Scavengers TTRPG

This week I picked up the Scavengers TTRPG from Metal Weave Games. The pdf is available from Drivethrurpg and the print copy is from Amazon’s print on demand service. The print copy is a good print, 142 pages, color interior, the colors pop and the binding is solid. My only quibble is with the covers, the outer edges are the tiniest bit rough, and the covers tend to rise up at that edge. I’ve worked at a print bindery, so I notice these things and it’s unfortunately a problem with Amazon’s printing service. That said I doubt most people would notice.
Note: I haven’t played this, only read through it.
The art in the book is fun, without being funny, and uses the same artist throughout. Travis Hanson’s work captures the mood of the game and I always appreciate it when a game can have a cohesive look.
For the game itself, players take the roles of crew members on a salvage ship that visits the locations of space battles to salvage anything worth credits, survivors included. Unlike most RPGs there is a “win” condition; whoever has the most credits at the end of a campaign wins. This should lend itself to the desired play experience/ character attitude of “anything for a buck”. Rules for the money grubbers include getting payment for assisting others, acquiring loot, and getting the survivors to go with you, which can be an issue.
The setting uses bungee drives, you teleport out to a battlefield then teleport back to your original location. This makes it easy to give new assignments and allows development of an anchor station. The setting has 5 factions in conflict, your crew is Randians who are just out for the sweet sweet lucre.
The rules are light. For characters, 8 crew Positions take the place of classes, spending 16 points across 8 Skills flesh them out, pick a talent from your Position, spend a few credits and you are off. The system is a dice pool, count successes. 5 and 6 bring success. You can Risk It – where you keep successes and 1s, then reroll the remaining dice. If you risk it, all 1s from the roll and reroll gives you danger points. Danger points accumulate and if you lose your last one your luck has run out and you die. You check to clear them when you are back at the station. Rolling a 1 on these checks can result in a permanent loss of a danger point. Losing a danger point permanently gives you an experience point with which to bump up a skill or buy a new talent. Combat is very abstract, using the same type of skill rolls as overcoming other threats.
Game play has the GM rolling dice to determine threats and loot, describing the scenes and roleplaying interactions. The debris field provides random ships and for a more structured encounter you can use scenario ships that the GM designs. Problems and threats prompt die rolling to test your skills.
The game ends based on the accumulation of Danger Points, or when the characters decide to retire.

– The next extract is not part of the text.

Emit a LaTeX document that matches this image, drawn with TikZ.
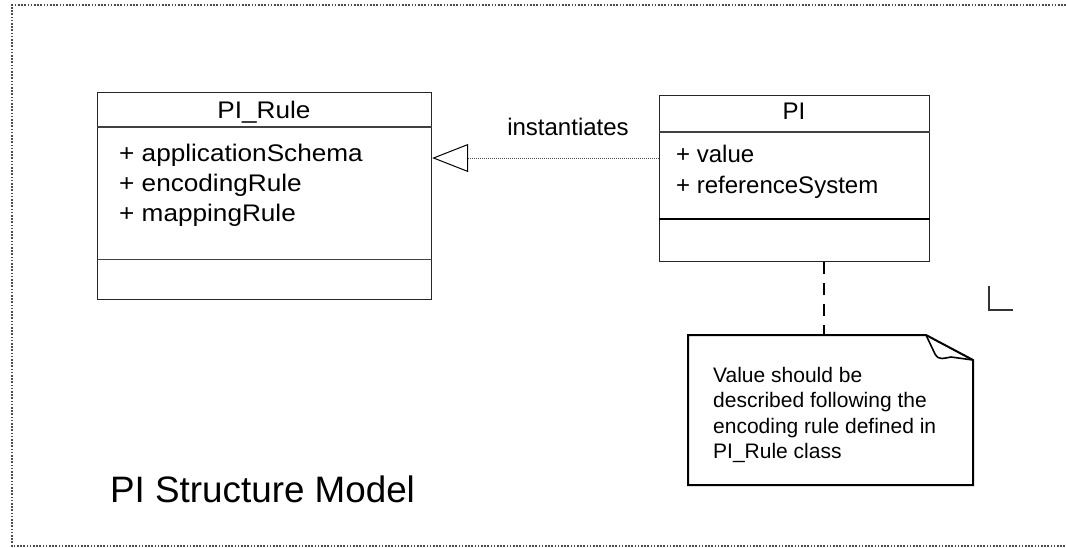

All in all, I’d call this an excellent beer and pretzels game. I see potential to while away a few hours with friends, maybe have a bit of a plot on the anchor station, maybe some espionage, but mostly shaking down other player characters for credits in exchange for favors.

Shadowrun Music

1st edition Shadowrun

I got into Shadowrun when it first came out back in ’89. The art included numerous references to Stevie Ray Vaughn, and that has colored my campaigns ever since. Music has been a vital part of the setting, along with food. Music and food have been vital parts of the setting; food, music and an almost fanatical devotion to the Pope.
This was personified, literally, in Stevie, a blues playing, crossroads visiting, city spirit who was the essence of the blues and had no idea he was a spirit. A brief and troubled romance with one of the runners ended badly, as is fitting for a blues man.

The runners have a safe haven – a nightclub called The Downfall. The owner is a free city spirit named Aelaryss, she ensures there is no fighting in the club. An absolute rule that no one alive has ever violated. Aelaryss has a soft spot for runners who take care of those living on the streets. Numerous backrooms are by invitation only and give runners a place to rest when the heat gets turned up. A unique ability I’ve given her is the ability to have The Downfall become lost in the city, anyone she doesn’t want to find the place just can’t find the place.
Aelaryss takes the mic on occasion, her songs, and the mood in the club, are dark cabaret.

Short and built like a brick, Clem is a rigger who runs a body shop in the Barrens. His skin is dark dark black with white hair and beard. He provides mechanic services and wheel work when the runners require it. Clem is a kind soul who “has 38 children” and spends some weekends out of town “working on the dwarven spaceship we are building in the mountains”. In his shop he listens to Delta Blues but when joining on a run Sturgill Simpson is on the stereo.

Sparky, (she hates that name) is a young elven mage and singer. She has done a few runs and formed a close friendship with Clem. He’s the one who nicknamed her Sparky after she cast a lightning spell that didn’t go off so well. Her singing is classically trained and from the heart. For her, the Steinman classic Nowhere Fast sums up the passion in her music.

The Horned Dance are a motorcycle gang of eco-anarchists that work to disrupt the workings of the mega corps. They spend time in a bar on the outskirts of Seattle called the Wylde Hunt where they perform pagan folk music. They are a good source of info on megacorp activities outside of the city.